The meeting was used to collect ideas for the park’s new design — plans for which will be finalized over the next six months or so.
Much of the night’s discussion centered on whether the new design should include a dog run, despite Brooklyn Parks Commissioner Martin Maher stating early on it was unlikely due to the park’s abundance of trees, as well as its location above the C train.
Many community members pointed to the large number of dogs in the neighborhood, as well as the crowds at nearby Fort Greene Park, as evidence a dog run was needed. Others were unconvinced, expressing the need to maintain the park’s existing flow.
Community members said drainage issues in the park needed to be addressed, having caused the unwelcome presence of mosquitoes. Other improvements discussed included starting programming such as food stands and flea markets, as well as the addition of cafe tables, misting posts and proper lighting.
Tuesday’s community input meeting was the first step in the lengthy renovation process.

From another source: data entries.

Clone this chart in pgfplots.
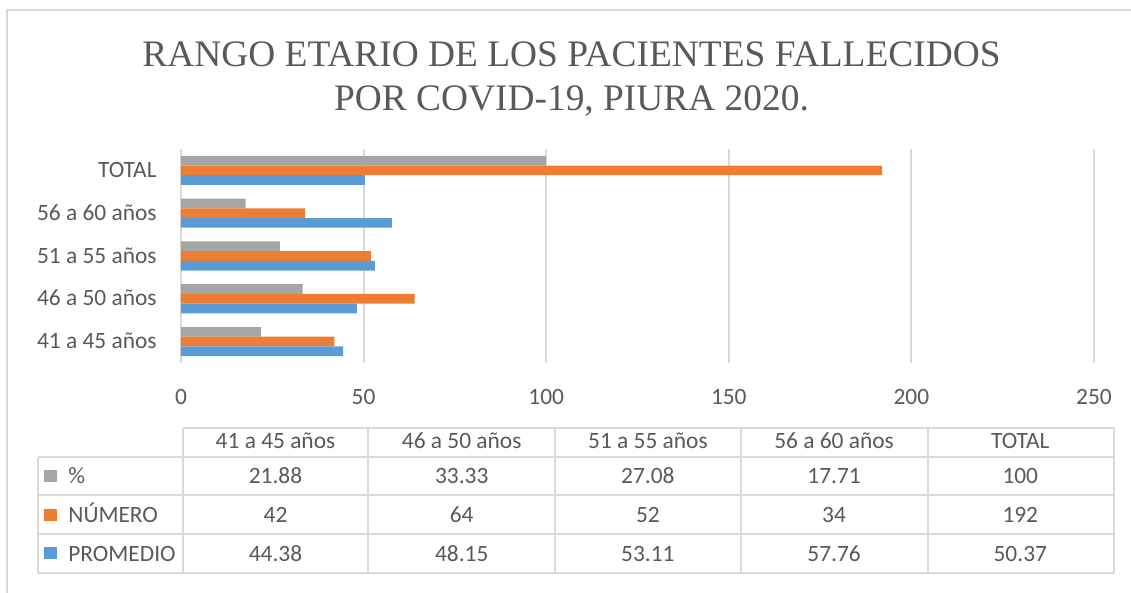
\documentclass[border=0pt]{standalone}
\usepackage{fontspec}
\setmainfont{Carlito}
\newfontfamily\titlefont{Liberation Serif}
\usepackage{pgfplots}
\usepackage{pgfplotstable}
\pgfplotsset{compat=1.18}
\definecolor{cgray}{HTML}{A5A5A5}
\definecolor{corange}{HTML}{ED7D31}
\definecolor{cblue}{HTML}{5B9BD5}
\definecolor{ctext}{HTML}{595959}
\definecolor{cgrid}{HTML}{D9D9D9}

\pgfplotstableread[col sep=comma]{
cat,pct,num,prom
41 a 45 años,21.88,42,44.38
46 a 50 años,33.33,64,48.15
51 a 55 años,27.08,52,53.11
56 a 60 años,17.71,34,57.76
TOTAL,100,192,50.37
}\data

\begin{document}
\begin{tikzpicture}[font=\fontsize{11.7}{14}\selectfont, text=ctext]
\begin{scope}[x=0.5pt,y=-0.5pt]
  \useasboundingbox (0,0) rectangle (1131,593);
  % outer frame
  \draw[cgrid, line width=1pt] (7,593) -- (7,10) -- (1131,10);
  % title
  \node[anchor=base, font=\titlefont\fontsize{18.7}{22}\selectfont, text=ctext] at (571.5,67) {RANGO ETARIO DE LOS PACIENTES FALLECIDOS};
  \node[anchor=base, font=\titlefont\fontsize{18.7}{22}\selectfont, text=ctext] at (571.5,111) {POR COVID-19, PIURA 2020.};
  % data table grid
  \draw[cgrid, line width=1pt] (183,428) -- (1114,428);
  \foreach \yy in {457,495,534,573} {\draw[cgrid, line width=1pt] (38,\yy) -- (1114,\yy);}
  \draw[cgrid, line width=1pt] (38,457) -- (38,573);
  \foreach \xx in {183,368,555,741,928,1114} {\draw[cgrid, line width=1pt] (\xx,428) -- (\xx,573);}
  % legend keys
  \fill[cgray] (44,470) rectangle (57,482);
  \fill[corange] (44,508.5) rectangle (57,520.5);
  \fill[cblue] (44,547) rectangle (57,559);
  \node[anchor=base west, inner sep=0pt] at (68,484) {\%};
  \node[anchor=base west, inner sep=0pt] at (68,523) {NÚMERO};
  \node[anchor=base west, inner sep=0pt] at (68,561) {PROMEDIO};
  % table values
  \foreach \r in {0,...,4} {
    \pgfmathsetmacro\cx{275.5+186.2*\r}
    \pgfplotstablegetelem{\r}{cat}\of\data
    \node[anchor=base, inner sep=0pt] at (\cx,449) {\pgfplotsretval};
    \pgfplotstablegetelem{\r}{pct}\of\data
    \node[anchor=base, inner sep=0pt] at (\cx,484) {\pgfplotsretval};
    \pgfplotstablegetelem{\r}{num}\of\data
    \node[anchor=base, inner sep=0pt] at (\cx,523) {\pgfplotsretval};
    \pgfplotstablegetelem{\r}{prom}\of\data
    \node[anchor=base, inner sep=0pt] at (\cx,561) {\pgfplotsretval};
  }
\end{scope}
\begin{axis}[
  at={(90.5pt,-74.5pt)}, anchor=north west,
  width=456.5pt, height=107pt, scale only axis,
  xbar, bar width=4.85pt,
  xmin=0, xmax=250, ymin=-0.5, ymax=4.5,
  xtick={0,50,100,150,200,250},
  ytick={0,1,2,3,4},
  yticklabels from table={\data}{cat},
  xmajorgrids, grid style={cgrid, line width=1pt},
  axis line style={draw=none},
  major tick length=0pt,
  tick label style={text=ctext, font=\fontsize{11.7}{14}\selectfont, inner sep=0pt},
  xticklabel style={anchor=base, yshift=-21pt},
  yticklabel style={anchor=base east, xshift=-12pt, yshift=-3.6pt},
  /pgf/number format/assume math mode=true,
]
\addplot[fill=cgray, draw=none, bar shift=4.85pt] table[x=pct, y expr=\coordindex] {\data};
\addplot[fill=corange, draw=none, bar shift=0pt] table[x=num, y expr=\coordindex] {\data};
\addplot[fill=cblue, draw=none, bar shift=-4.85pt] table[x=prom, y expr=\coordindex] {\data};
\end{axis}
\end{tikzpicture}
\end{document}
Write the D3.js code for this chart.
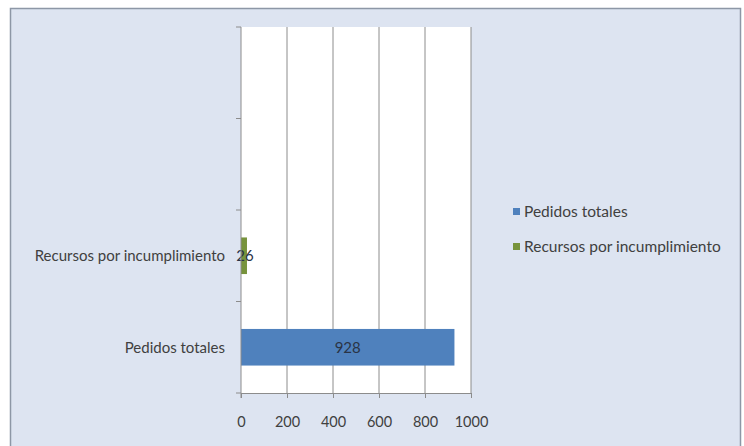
<!DOCTYPE html>
<html>
<head>
<meta charset="utf-8">
<script src="https://cdn.jsdelivr.net/npm/d3@7"></script>
<style>
  html, body { margin: 0; padding: 0; background: #ffffff; }
  svg { display: block; }
  text { font-family: Lato, "Open Sans", sans-serif; }
</style>
</head>
<body>
<svg id="chart" width="744" height="446"></svg>
<script>
// Categories from top to bottom; the two upper slots are left empty
const categories = ["", " ", "Recursos por incumplimiento", "Pedidos totales"];
const seriesNames = ["Pedidos totales", "Recursos por incumplimiento"];
const seriesValues = [928, 26];
const seriesColors = ["#4f81bd", "#77933c"];
const xTicks = [0, 200, 400, 600, 800, 1000];

const svg = d3.select("#chart");

// Outer chart frame
svg.append("rect")
  .attr("x", 10.5).attr("y", 8.5)
  .attr("width", 730).attr("height", 446)
  .attr("fill", "#dde4f1")
  .attr("stroke", "#8d97a6")
  .attr("stroke-width", 1.5);

const plot = { left: 241, right: 471, top: 27, bottom: 393 };

const x = d3.scaleLinear().domain([0, 1000]).range([plot.left, plot.right]);
const y = d3.scaleBand().domain(categories).range([plot.top, plot.bottom]).paddingInner(0).paddingOuter(0);

// Plot area
svg.append("rect")
  .attr("x", plot.left).attr("y", plot.top)
  .attr("width", plot.right - plot.left).attr("height", plot.bottom - plot.top)
  .attr("fill", "#ffffff");

// Vertical gridlines
svg.append("g")
  .selectAll("line")
  .data(xTicks.slice(1))
  .join("line")
  .attr("x1", d => x(d)).attr("x2", d => x(d))
  .attr("y1", plot.top).attr("y2", plot.bottom)
  .attr("stroke", "#8c8c8c").attr("stroke-width", 1);

// Bars: each series sits in the category with the same name
const barData = seriesNames.map((name, i) => ({ name, value: seriesValues[i], color: seriesColors[i] }));
const barH = y.bandwidth() * 0.4;

svg.append("g")
  .selectAll("rect")
  .data(barData)
  .join("rect")
  .attr("x", x(0))
  .attr("y", d => y(d.name) + (y.bandwidth() - barH) / 2)
  .attr("width", d => x(d.value) - x(0))
  .attr("height", barH)
  .attr("fill", d => d.color);

// Value labels centred on each bar
svg.append("g")
  .selectAll("text")
  .data(barData)
  .join("text")
  .attr("x", d => (x(0) + x(d.value)) / 2 + (d.value < 100 ? 1 : 0))
  .attr("y", d => y(d.name) + y.bandwidth() / 2)
  .attr("dy", "0.35em")
  .attr("text-anchor", "middle")
  .attr("font-size", 15)
  .attr("fill", "#2a3446")
  .text(d => d.value);

// X axis
const xAxis = svg.append("g")
  .attr("transform", `translate(0,${plot.bottom})`)
  .call(d3.axisBottom(x).tickValues(xTicks).tickSize(5).tickPadding(19).tickFormat(d3.format("d")));
xAxis.select(".domain").attr("stroke", "#8c8c8c");
xAxis.selectAll(".tick line").attr("stroke", "#8c8c8c");
xAxis.selectAll("text").attr("font-size", 14.5).attr("fill", "#404040")
  .attr("font-family", "Lato, sans-serif");

// Y axis with ticks at band boundaries
const yAxis = svg.append("g").attr("transform", `translate(${plot.left},0)`);
yAxis.append("line")
  .attr("x1", 0).attr("x2", 0)
  .attr("y1", plot.top).attr("y2", plot.bottom + 5)
  .attr("stroke", "#8c8c8c");
yAxis.selectAll(".bt")
  .data(categories.map(c => y(c)).concat([plot.bottom]))
  .join("line")
  .attr("class", "bt")
  .attr("x1", -5).attr("x2", 0)
  .attr("y1", d => d).attr("y2", d => d)
  .attr("stroke", "#8c8c8c");
yAxis.selectAll("text")
  .data(categories.filter(c => c.trim() !== ""))
  .join("text")
  .attr("x", -16)
  .attr("y", d => y(d) + y.bandwidth() / 2)
  .attr("dy", "0.35em")
  .attr("text-anchor", "end")
  .attr("font-size", 15)
  .attr("fill", "#404040")
  .text(d => d);

// Legend
const legend = svg.append("g").attr("transform", "translate(513,212)");
const li = legend.selectAll("g").data(barData).join("g")
  .attr("transform", (d, i) => `translate(0,${i * 35})`);
li.append("rect")
  .attr("x", 0).attr("y", -4).attr("width", 7).attr("height", 7)
  .attr("fill", d => d.color);
li.append("text")
  .attr("x", 11).attr("y", 0).attr("dy", "0.35em")
  .attr("font-size", 15.5).attr("fill", "#404040")
  .text(d => d.name);
</script>
</body>
</html>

Over the next six months the parks department will develop a schematic design plan and bring it before Community Board 2’s Parks Committee as well as the Public Design Commission for approval. From there, the project will go into the procurement process, where they will review bids and select contractors for the project. Following approval from the city comptroller, the roughly year-long construction process will commence.
Majority Leader Laurie Cumbo told those at the meeting she was incredibly excited about the project. “I did not ever think in a million years that I would be able to secure the funding to do this particular park.”
The park, which was named for prominent local minister Theodore Cuyler in 1901, is bordered by Fulton Street to the south, and Carlton and Greene Avenues to the north and west. A “gore” is a small triangular park and Cuyler is one of several in Brooklyn.
Cumbo noted the park’s personal significance due to her being a former student of Brooklyn Technical High School. “Hanging out at this park and going there for the Juneteenth celebrations as well as the Soul Summit parties,” were among the reasons she said she felt connected to Cuyler Gore Park.
Maher lauded Cumbo’s efforts in securing the funding for the project. “I’ve got to tell you, I’ve been here for 36 years, it is not easy to get $5.6 million for a single project ever, but particularly during the crisis that we are in,” he said.